Telecom investors appeared frightened off yesterday by the release of a complicated set of annual accounts, dumping the stock and forcing the share price down 9% soon after the June year profit was filed.
The shares closed last night at $2.52, down 23.5c or 8.53%. There were 32 million shares traded during the day, compared with 21 million last Friday.
The period under review included five months of trading before the demerger of Chorus, which became effective on December 1; and seven months of trading after the demerger.
The result also included a large non-cash accounting adjustment made in the first half of the financial year which related to the demerger of Chorus.

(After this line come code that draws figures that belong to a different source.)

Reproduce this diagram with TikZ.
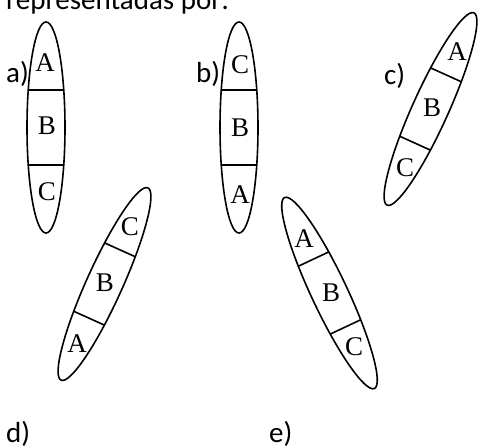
\documentclass[tikz,border=0pt]{standalone}
\usepackage{fontspec}
\newfontfamily\carl{Carlito}
\newfontfamily\tnr{Liberation Serif}
\begin{document}
\begin{tikzpicture}[x=1pt,y=1pt,
  lbl/.style={inner sep=0pt,font=\tnr\fontsize{27}{32}\selectfont},
  tag/.style={inner sep=0pt,anchor=base west,font=\carl\fontsize{29}{35}\selectfont},
  ell/.style={line width=1.6pt}]
\useasboundingbox (0,0) rectangle (478,445);
\newcommand{\capsule}[4]{%
  \begin{scope}[shift={(#1,#2)},rotate=#3]
    \draw[ell] (0,0) ellipse [x radius=105.5, y radius=#4];
    \draw[ell] (37.5,-0.935*#4) -- (37.5,0.935*#4);
    \draw[ell] (-37.5,-0.935*#4) -- (-37.5,0.935*#4);
  \end{scope}}
% title
\node[tag] (title) at (6,435) {representadas por:};
% a
\capsule{46}{317.5}{90}{19}
\node[tag] (ta) at (6,362) {a)};
\node[lbl] (aA) at (45,382) {A};
\node[lbl] (aB) at (47,319) {B};
\node[lbl] (aC) at (47,253) {C};
% b
\capsule{239}{317.5}{90}{19}
\node[tag] (tb) at (196,362) {b)};
\node[lbl] (bC) at (240,380) {C};
\node[lbl] (bB) at (240,317) {B};
\node[lbl] (bA) at (240,250) {A};
% c
\capsule{430.5}{336}{65.7}{18}
\node[tag] (tc) at (384,360) {c)};
\node[lbl] (cA) at (457,393) {A};
\node[lbl] (cB) at (432,337) {B};
\node[lbl] (cC) at (405,277) {C};
% d
\capsule{104.5}{161}{65.7}{18}
\node[tag] (td) at (6,3) {d)};
\node[lbl] (dC) at (130,218) {C};
\node[lbl] (dB) at (105,162) {B};
\node[lbl] (dA) at (77,101) {A};
% e
\capsule{329.5}{152}{-64.8}{18}
\node[tag] (te) at (269,3) {e)};
\node[lbl] (eA) at (304,206) {A};
\node[lbl] (eB) at (331,152) {B};
\node[lbl] (eC) at (354,98) {C};
\end{tikzpicture}
\end{document}
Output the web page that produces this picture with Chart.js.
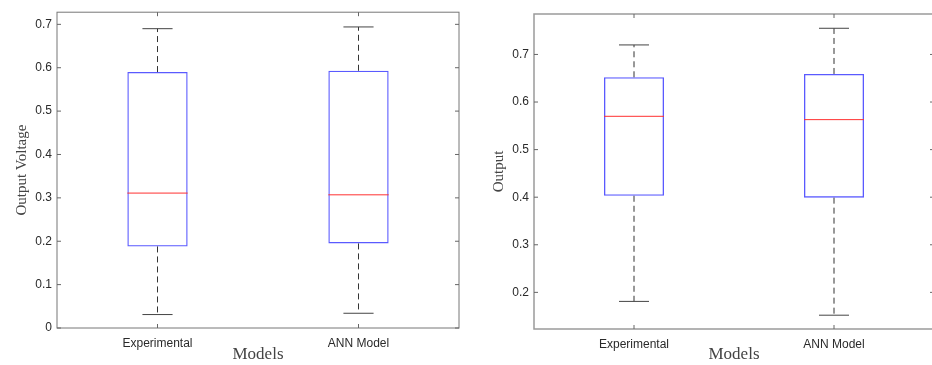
<!DOCTYPE html>
<html>
<head>
<meta charset="utf-8">
<script src="https://cdn.jsdelivr.net/npm/chart.js@4.4.1/dist/chart.umd.min.js"></script>
<style>
  html, body { margin: 0; padding: 0; background: #fff; overflow: hidden; }
  #wrap { position: relative; width: 932px; height: 365px; }
  .panel { position: absolute; top: 0; height: 365px; }
  #left { left: 0; width: 466px; }
  #right { left: 466px; width: 470px; }
</style>
</head>
<body>
<div id="wrap">
  <div class="panel" id="left"><canvas id="voltChart"></canvas></div>
  <div class="panel" id="right"><canvas id="outChart"></canvas></div>
</div>
<script>
// Categorias comunes
const categories = ['Experimental', 'ANN Model'];

// Panel izquierdo: Output Voltage
const voltMin = [0.031, 0.034];
const voltQ1 = [0.188, 0.195];
const voltMedian = [0.311, 0.307];
const voltQ3 = [0.590, 0.593];
const voltMax = [0.690, 0.694];
const voltTicks = [0, 0.1, 0.2, 0.3, 0.4, 0.5, 0.6, 0.7];

// Panel derecho: Output
const outMin = [0.181, 0.152];
const outQ1 = [0.403, 0.399];
const outMedian = [0.570, 0.563];
const outQ3 = [0.652, 0.659];
const outMax = [0.720, 0.755];
const outTicks = [0.2, 0.3, 0.4, 0.5, 0.6, 0.7];

const tickFont = { family: '"Liberation Sans", Arial, sans-serif', size: 12 };
const titleFont = { family: '"Liberation Serif", "Times New Roman", serif', size: 15 };
const xTitleFont = { family: '"Liberation Serif", "Times New Roman", serif', size: 17 };

// Bigotes, mediana, marco y ticks hacia dentro (estilo MATLAB)
const boxplotPlugin = {
    id: 'boxplotExtras',
    afterDatasetsDraw(chart, args, opts) {
        const ctx = chart.ctx;
        const x = chart.scales.x;
        const y = chart.scales.y;
        const meta = chart.getDatasetMeta(0);
        const area = chart.chartArea;

        ctx.save();
        opts.q1.forEach((q1, i) => {
            const cx = x.getPixelForValue(i);
            const bw = meta.data[i].width;
            const capHalf = bw / 4;

            // bigotes discontinuos
            ctx.strokeStyle = '#333';
            ctx.lineWidth = 1;
            ctx.setLineDash([6, 4]);
            ctx.beginPath();
            ctx.moveTo(cx, y.getPixelForValue(opts.q3[i]));
            ctx.lineTo(cx, y.getPixelForValue(opts.max[i]));
            ctx.moveTo(cx, y.getPixelForValue(q1));
            ctx.lineTo(cx, y.getPixelForValue(opts.min[i]));
            ctx.stroke();

            // topes
            ctx.setLineDash([]);
            ctx.strokeStyle = '#444';
            ctx.beginPath();
            ctx.moveTo(cx - capHalf, y.getPixelForValue(opts.max[i]));
            ctx.lineTo(cx + capHalf, y.getPixelForValue(opts.max[i]));
            ctx.moveTo(cx - capHalf, y.getPixelForValue(opts.min[i]));
            ctx.lineTo(cx + capHalf, y.getPixelForValue(opts.min[i]));
            ctx.stroke();

            // mediana
            ctx.strokeStyle = '#ff3030';
            ctx.beginPath();
            ctx.moveTo(cx - bw / 2, y.getPixelForValue(opts.median[i]));
            ctx.lineTo(cx + bw / 2, y.getPixelForValue(opts.median[i]));
            ctx.stroke();
        });

        // marco
        ctx.strokeStyle = opts.frameColor;
        ctx.lineWidth = opts.frameWidth;
        ctx.strokeRect(area.left, area.top, area.right - area.left, area.bottom - area.top);

        // ticks hacia dentro
        ctx.lineWidth = 1;
        ctx.strokeStyle = '#666';
        ctx.beginPath();
        y.ticks.forEach(t => {
            const py = y.getPixelForValue(t.value);
            ctx.moveTo(area.left, py);
            ctx.lineTo(area.left + 4, py);
            ctx.moveTo(area.right, py);
            ctx.lineTo(area.right - 4, py);
        });
        opts.q1.forEach((q1, i) => {
            const px = x.getPixelForValue(i);
            ctx.moveTo(px, area.bottom);
            ctx.lineTo(px, area.bottom - 4);
            ctx.moveTo(px, area.top);
            ctx.lineTo(px, area.top + 4);
        });
        ctx.stroke();
        ctx.restore();
    }
};

function makeBoxChart(canvasId, s) {
    const ctx = document.getElementById(canvasId).getContext('2d');
    return new Chart(ctx, {
        type: 'bar',
        data: {
            labels: categories,
            datasets: [{
                data: categories.map((c, i) => [s.q1[i], s.q3[i]]),
                backgroundColor: 'rgba(0,0,0,0)',
                borderColor: '#5a5aff',
                borderWidth: 1.3,
                borderSkipped: false,
                barPercentage: 0.3,
                categoryPercentage: 1
            }]
        },
        options: {
            responsive: true,
            maintainAspectRatio: false,
            animation: false,
            events: [],
            layout: { padding: s.padding },
            plugins: {
                legend: { display: false },
                tooltip: { enabled: false },
                boxplotExtras: {
                    q1: s.q1, q3: s.q3, median: s.median, min: s.min, max: s.max,
                    frameColor: s.frameColor, frameWidth: s.frameWidth
                }
            },
            scales: {
                x: {
                    offset: true,
                    grid: { display: false, drawTicks: false },
                    border: { display: false },
                    ticks: { color: '#2a2a2a', font: tickFont, padding: 8 },
                    title: { display: true, text: 'Models', color: '#444', font: xTitleFont, padding: { top: 0, bottom: 0 } },
                    afterFit: scale => { scale.height = s.xHeight; }
                },
                y: {
                    min: s.yMin,
                    max: s.yMax,
                    grid: { display: false, drawTicks: false },
                    border: { display: false },
                    ticks: { color: '#2a2a2a', font: tickFont, padding: 5 },
                    afterBuildTicks: scale => { scale.ticks = s.ticks.map(v => ({ value: v })); },
                    title: { display: true, text: s.yTitle, color: '#444', font: titleFont, padding: { top: s.yTitlePad, bottom: 0 } },
                    afterFit: scale => { scale.width = s.yWidth; }
                }
            }
        },
        plugins: [boxplotPlugin]
    });
}

makeBoxChart('voltChart', {
    q1: voltQ1, q3: voltQ3, median: voltMedian, min: voltMin, max: voltMax,
    ticks: voltTicks, yMin: 0, yMax: 0.728, yTitle: 'Output Voltage',
    padding: { top: 10, right: 7, left: 0, bottom: 0 },
    yWidth: 57, xHeight: 37, yTitlePad: 13,
    frameColor: '#777', frameWidth: 1
});

makeBoxChart('outChart', {
    q1: outQ1, q3: outQ3, median: outMedian, min: outMin, max: outMax,
    ticks: outTicks, yMin: 0.123, yMax: 0.785, yTitle: 'Output',
    padding: { top: 14, right: 2, left: 0, bottom: 0 },
    yWidth: 68, xHeight: 36, yTitlePad: 24,
    frameColor: '#9a9a9a', frameWidth: 1.5
});
</script>
</body>
</html>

Craigs Investment Partners broker Peter McIntyre said the shares had been "viciously sold off" by investors.
"The outlook was more muted than the market had expected. In this economy, the market is looking for guidance and if you don't give it or it is disappointing, investors take the money off the table.

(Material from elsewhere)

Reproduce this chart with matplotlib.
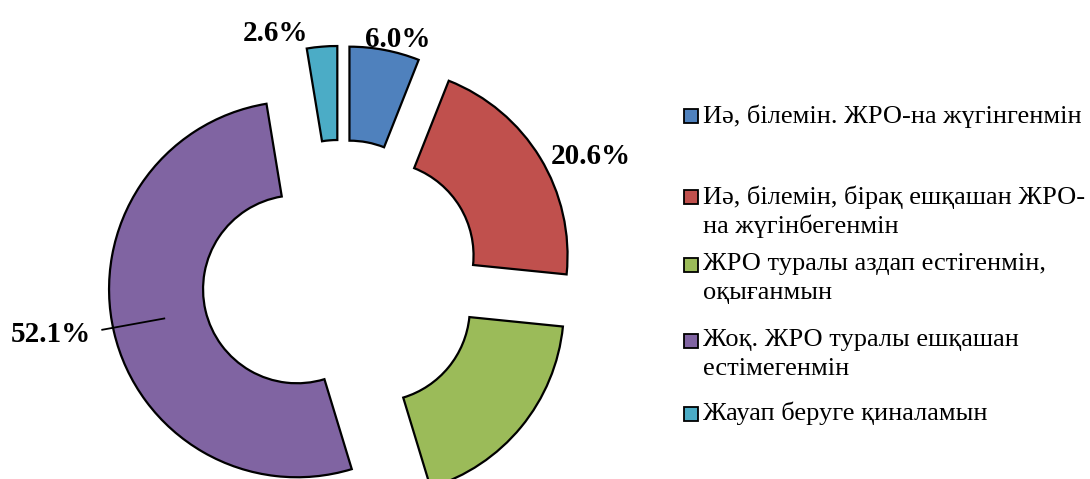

"It is tricky getting a feel for Telecom. It will take two or three days going through these numbers to get a clear understanding of the business."

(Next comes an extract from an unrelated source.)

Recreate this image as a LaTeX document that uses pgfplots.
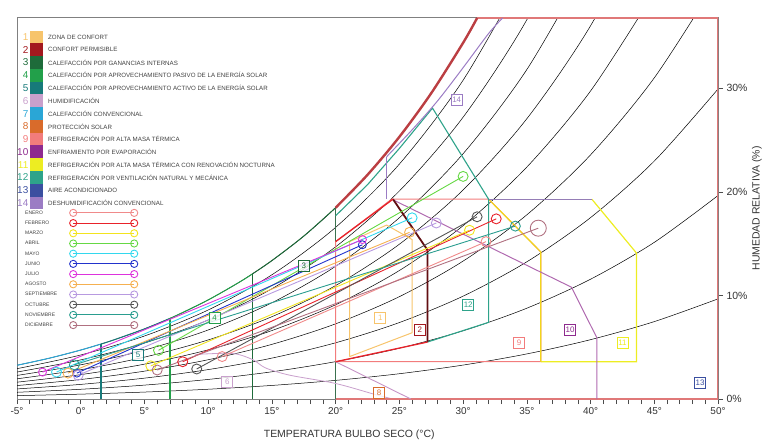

The dividend was likely to help the share price recover over the next few weeks, he said.
The adjusted accounts showed Telecom reporting earnings before interest, tax, depreciation and amortisation of $1.05 billion for the year ended June, up 4.8%.
Net earnings, which were adjusted for continuing and discontinued earnings, net of tax, came in at $422 million.
A final dividend of 11 cents per share will be paid, with 75% imputation, taking the total dividend to 20 cps.
Acting chief executive Chris Quin described the result as satisfactory.
"Telecom's operational performance reflects an increasingly competitive market and is in line with guidance. Following the creation of a new industry model post-demerger, we expect strong competition to continue, with increasing consolidation."
Telecom would focus on winning in key markets to drive long-term value and compete aggressively in fixed line to maintain broadband market share, he said.
However, Mr McIntyre said the broadband figures for the June year were disappointing.
"Telecom said it would aggressively target broadband customers but that hasn't come to fruition as they added only 2000 subscribers in the second half - lower than market growth and market share going down to 50%."
Falls in access lines also accelerated but the focus was on broadband market share, he said.
Performance in the mobile division was flat in terms of connections and usage revenue. Only handset revenue grew the operating profit.
Included in the financial outlook, operating earnings for 2013 would be a flat to low single-digit percentage fall, Mr Quin said, and the company would be investing to hold broadband market share. Capital expenditure of about $460 million would include spending on spectrum and an allowance for data centre spending.
Mr McIntyre said the short-term investment associated with holding broadband market share probably contributed to the caution on the operating earnings guidance. Craigs viewed the short-term investment as important to addressing the longer-term value erosion associated with ongoing market share falls.
"The outlook is cautious and remains subject to a strategy review by the incoming chief executive Simon Moutter." At a post-profit announcement conference, Mr Moutter said he expected to add his "flavour" to Telecom's business strategy early next year after spending his first two weeks in the top job listening to customers and staff as he started to engage with investors.
He was working on an "ambitious strategic plan for the company" to build on its position in a post-Chorus environment as more customers switched to better technologies. As an early initiative, he had pushed making Telecom compete more aggressively in broadband to prevent customers leaving "simply on price".